- [WORK REQUIRED] All of the data that follows should be retyped exactly, please, except the pictures.
--- START ---
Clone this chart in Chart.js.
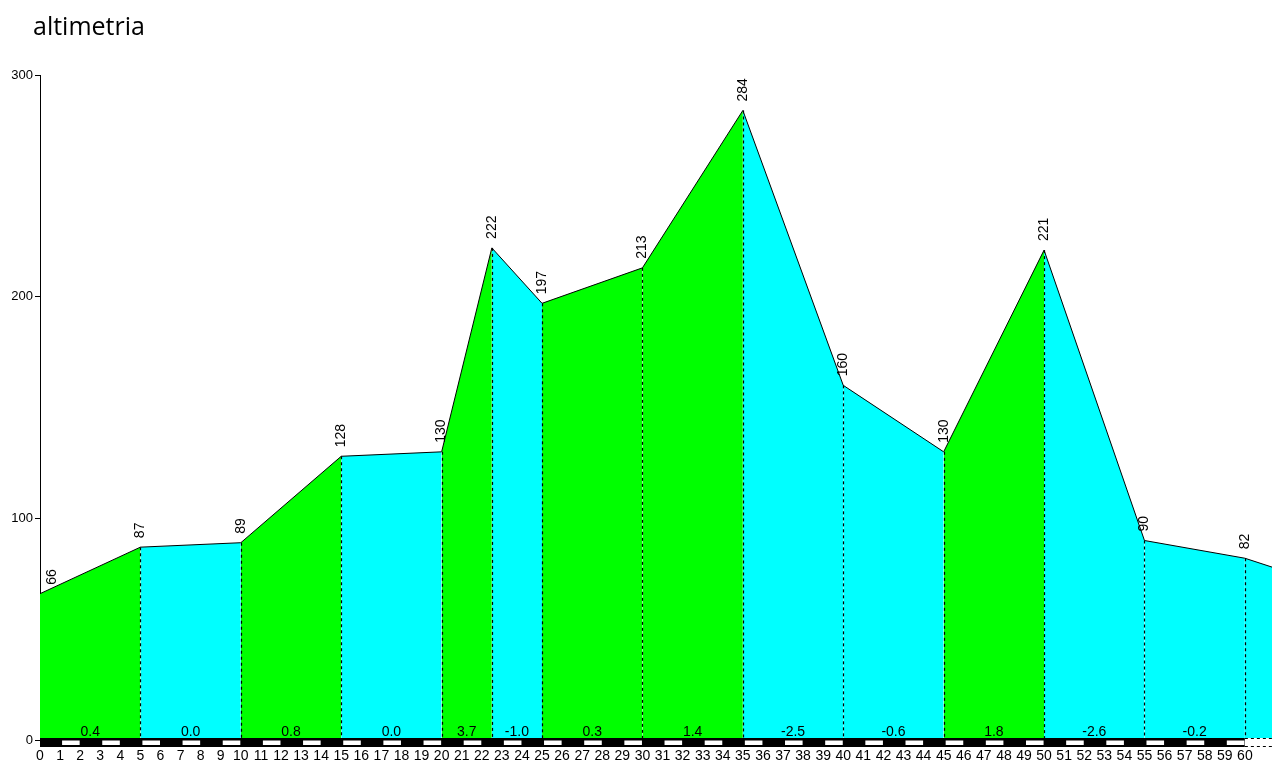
<!DOCTYPE html>
<html>
<head>
<meta charset="utf-8">
<script src="https://cdn.jsdelivr.net/npm/chart.js@4.4.1/dist/chart.umd.min.js"></script>
<style>
  body { margin: 0; background: #fff; }
  #wrap { position: relative; width: 1272px; height: 763px; }
  #title { position: absolute; left: 33px; top: 8px; font: 25px "Open Sans", sans-serif; color: #000; }
</style>
</head>
<body>
<div id="wrap">
  <div id="title">altimetria</div>
  <canvas id="chart" width="1272" height="763"></canvas>
</div>
<script>
// distanze (km) dei punti del profilo
const distances = [0, 5, 10, 15, 20, 22.5, 25, 30, 35, 40, 45, 50, 55, 60, 61.35];
// quote (m)
const elevations = [66, 87, 89, 128, 130, 222, 197, 213, 284, 160, 130, 221, 90, 82, 78];
// pendenze (%) scritte in fondo a ogni tratto
const gradeLabels = ['0.4', '0.0', '0.8', '0.0', '3.7', '-1.0', '0.3', '1.4', '-2.5', '-0.6', '1.8', '-2.6', '-0.2'];
// etichette asse x
const xTicks = Array.from({ length: 61 }, (_, i) => i);
const yTicks = [0, 100, 200, 300];

const GREEN = '#00ff00';
const CYAN = '#00ffff';
const FONT = '"Liberation Sans", Arial, sans-serif';

// un dataset per tratto, cosi' ogni tratto ha il suo colore
const datasets = [];
for (let i = 0; i < distances.length - 1; i++) {
    const g = gradeLabels[i];
    const color = (g !== undefined && parseFloat(g) > 0) ? GREEN : CYAN;
    datasets.push({
        data: [{ x: distances[i], y: elevations[i] }, { x: distances[i + 1], y: elevations[i + 1] }],
        fill: 'origin',
        backgroundColor: color,
        borderColor: '#000',
        borderWidth: 1,
        pointRadius: 0,
        tension: 0
    });
}

// linee tratteggiate, quote, pendenze e barra a strisce
const profilePlugin = {
    id: 'profile',
    afterDatasetsDraw(chart) {
        const ctx = chart.ctx;
        const x = chart.scales.x;
        const y = chart.scales.y;
        const bottom = chart.chartArea.bottom;
        ctx.save();

        // linee verticali tratteggiate
        ctx.strokeStyle = '#000';
        ctx.lineWidth = 1.2;
        ctx.setLineDash([3, 3]);
        for (let i = 1; i < distances.length - 1; i++) {
            const px = Math.round(x.getPixelForValue(distances[i])) + 0.5;
            ctx.beginPath();
            ctx.moveTo(px, y.getPixelForValue(elevations[i]));
            ctx.lineTo(px, bottom);
            ctx.stroke();
        }
        ctx.setLineDash([]);

        // quote ruotate sopra i punti
        ctx.fillStyle = '#000';
        ctx.font = '14px ' + FONT;
        ctx.textAlign = 'left';
        ctx.textBaseline = 'middle';
        for (let i = 0; i < distances.length - 1; i++) {
            let px = x.getPixelForValue(distances[i]);
            if (i === 0) px += 12;
            const py = y.getPixelForValue(elevations[i]) - 9;
            ctx.save();
            ctx.translate(px, py);
            ctx.rotate(-Math.PI / 2);
            ctx.fillText(String(elevations[i]), 0, 0);
            ctx.restore();
        }

        // pendenze
        ctx.textAlign = 'center';
        ctx.textBaseline = 'middle';
        gradeLabels.forEach((g, i) => {
            const px = x.getPixelForValue((distances[i] + distances[i + 1]) / 2);
            ctx.fillText(g, px, bottom - 8);
        });

        // barra chilometrica
        const x0 = x.getPixelForValue(0);
        const x60 = x.getPixelForValue(60);
        ctx.fillStyle = '#000';
        ctx.fillRect(x0, bottom - 2, x60 - x0, 9);
        ctx.fillStyle = '#fff';
        for (let k = 1; k < 60; k += 2) {
            const a = x.getPixelForValue(k);
            const b = x.getPixelForValue(k + 1);
            ctx.fillRect(a + 2, bottom + 0.5, b - a - 2.5, 4.5);
        }
        ctx.fillRect(x60, bottom - 2, chart.width - x60, 9);
        ctx.strokeStyle = '#000';
        ctx.lineWidth = 1;
        ctx.setLineDash([3, 3]);
        ctx.beginPath();
        ctx.moveTo(x60, bottom - 1.5);
        ctx.lineTo(chart.width, bottom - 1.5);
        ctx.moveTo(x60, bottom + 6.5);
        ctx.lineTo(chart.width, bottom + 6.5);
        ctx.stroke();
        ctx.restore();
    }
};

new Chart(document.getElementById('chart'), {
    type: 'line',
    data: { datasets: datasets },
    plugins: [profilePlugin],
    options: {
        responsive: false,
        animation: false,
        layout: { padding: { top: 75, left: 0, right: 0, bottom: 0 } },
        plugins: {
            legend: { display: false },
            tooltip: { enabled: false }
        },
        scales: {
            x: {
                type: 'linear',
                min: 0,
                max: 61.35,
                grid: { display: false, drawTicks: false },
                border: { display: false },
                afterBuildTicks: s => { s.ticks = xTicks.map(v => ({ value: v })); },
                afterFit: s => { s.height = 23; },
                ticks: {
                    autoSkip: false,
                    maxRotation: 0,
                    padding: 8,
                    color: '#000',
                    font: { family: FONT, size: 14 }
                }
            },
            y: {
                min: 0,
                max: 300,
                afterBuildTicks: s => { s.ticks = yTicks.map(v => ({ value: v })); },
                afterFit: s => { s.width = 40; },
                grid: { drawOnChartArea: false, color: '#000', tickLength: 5 },
                border: { display: true, color: '#000', width: 1 },
                ticks: {
                    padding: 2,
                    color: '#000',
                    font: { family: FONT, size: 13 }
                }
            }
        }
    }
});
</script>
</body>
</html>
--- END ---
- [TASK ANSWER]
Clone this chart in Chart.js.
<!DOCTYPE html>
<html>
<head>
<meta charset="utf-8">
<script src="https://cdn.jsdelivr.net/npm/chart.js@4.4.1/dist/chart.umd.min.js"></script>
<style>
  body { margin: 0; background: #fff; }
  #wrap { position: relative; width: 1272px; height: 763px; }
  #title { position: absolute; left: 33px; top: 8px; font: 25px "Open Sans", sans-serif; color: #000; }
</style>
</head>
<body>
<div id="wrap">
  <div id="title">altimetria</div>
  <canvas id="chart" width="1272" height="763"></canvas>
</div>
<script>
// distanze (km) dei punti del profilo
const distances = [0, 5, 10, 15, 20, 22.5, 25, 30, 35, 40, 45, 50, 55, 60, 61.35];
// quote (m)
const elevations = [66, 87, 89, 128, 130, 222, 197, 213, 284, 160, 130, 221, 90, 82, 78];
// pendenze (%) scritte in fondo a ogni tratto
const gradeLabels = ['0.4', '0.0', '0.8', '0.0', '3.7', '-1.0', '0.3', '1.4', '-2.5', '-0.6', '1.8', '-2.6', '-0.2'];
// etichette asse x
const xTicks = Array.from({ length: 61 }, (_, i) => i);
const yTicks = [0, 100, 200, 300];

const GREEN = '#00ff00';
const CYAN = '#00ffff';
const FONT = '"Liberation Sans", Arial, sans-serif';

// un dataset per tratto, cosi' ogni tratto ha il suo colore
const datasets = [];
for (let i = 0; i < distances.length - 1; i++) {
    const g = gradeLabels[i];
    const color = (g !== undefined && parseFloat(g) > 0) ? GREEN : CYAN;
    datasets.push({
        data: [{ x: distances[i], y: elevations[i] }, { x: distances[i + 1], y: elevations[i + 1] }],
        fill: 'origin',
        backgroundColor: color,
        borderColor: '#000',
        borderWidth: 1,
        pointRadius: 0,
        tension: 0
    });
}

// linee tratteggiate, quote, pendenze e barra a strisce
const profilePlugin = {
    id: 'profile',
    afterDatasetsDraw(chart) {
        const ctx = chart.ctx;
        const x = chart.scales.x;
        const y = chart.scales.y;
        const bottom = chart.chartArea.bottom;
        ctx.save();

        // linee verticali tratteggiate
        ctx.strokeStyle = '#000';
        ctx.lineWidth = 1.2;
        ctx.setLineDash([3, 3]);
        for (let i = 1; i < distances.length - 1; i++) {
            const px = Math.round(x.getPixelForValue(distances[i])) + 0.5;
            ctx.beginPath();
            ctx.moveTo(px, y.getPixelForValue(elevations[i]));
            ctx.lineTo(px, bottom);
            ctx.stroke();
        }
        ctx.setLineDash([]);

        // quote ruotate sopra i punti
        ctx.fillStyle = '#000';
        ctx.font = '14px ' + FONT;
        ctx.textAlign = 'left';
        ctx.textBaseline = 'middle';
        for (let i = 0; i < distances.length - 1; i++) {
            let px = x.getPixelForValue(distances[i]);
            if (i === 0) px += 12;
            const py = y.getPixelForValue(elevations[i]) - 9;
            ctx.save();
            ctx.translate(px, py);
            ctx.rotate(-Math.PI / 2);
            ctx.fillText(String(elevations[i]), 0, 0);
            ctx.restore();
        }

        // pendenze
        ctx.textAlign = 'center';
        ctx.textBaseline = 'middle';
        gradeLabels.forEach((g, i) => {
            const px = x.getPixelForValue((distances[i] + distances[i + 1]) / 2);
            ctx.fillText(g, px, bottom - 8);
        });

        // barra chilometrica
        const x0 = x.getPixelForValue(0);
        const x60 = x.getPixelForValue(60);
        ctx.fillStyle = '#000';
        ctx.fillRect(x0, bottom - 2, x60 - x0, 9);
        ctx.fillStyle = '#fff';
        for (let k = 1; k < 60; k += 2) {
            const a = x.getPixelForValue(k);
            const b = x.getPixelForValue(k + 1);
            ctx.fillRect(a + 2, bottom + 0.5, b - a - 2.5, 4.5);
        }
        ctx.fillRect(x60, bottom - 2, chart.width - x60, 9);
        ctx.strokeStyle = '#000';
        ctx.lineWidth = 1;
        ctx.setLineDash([3, 3]);
        ctx.beginPath();
        ctx.moveTo(x60, bottom - 1.5);
        ctx.lineTo(chart.width, bottom - 1.5);
        ctx.moveTo(x60, bottom + 6.5);
        ctx.lineTo(chart.width, bottom + 6.5);
        ctx.stroke();
        ctx.restore();
    }
};

new Chart(document.getElementById('chart'), {
    type: 'line',
    data: { datasets: datasets },
    plugins: [profilePlugin],
    options: {
        responsive: false,
        animation: false,
        layout: { padding: { top: 75, left: 0, right: 0, bottom: 0 } },
        plugins: {
            legend: { display: false },
            tooltip: { enabled: false }
        },
        scales: {
            x: {
                type: 'linear',
                min: 0,
                max: 61.35,
                grid: { display: false, drawTicks: false },
                border: { display: false },
                afterBuildTicks: s => { s.ticks = xTicks.map(v => ({ value: v })); },
                afterFit: s => { s.height = 23; },
                ticks: {
                    autoSkip: false,
                    maxRotation: 0,
                    padding: 8,
                    color: '#000',
                    font: { family: FONT, size: 14 }
                }
            },
            y: {
                min: 0,
                max: 300,
                afterBuildTicks: s => { s.ticks = yTicks.map(v => ({ value: v })); },
                afterFit: s => { s.width = 40; },
                grid: { drawOnChartArea: false, color: '#000', tickLength: 5 },
                border: { display: true, color: '#000', width: 1 },
                ticks: {
                    padding: 2,
                    color: '#000',
                    font: { family: FONT, size: 13 }
                }
            }
        }
    }
});
</script>
</body>
</html>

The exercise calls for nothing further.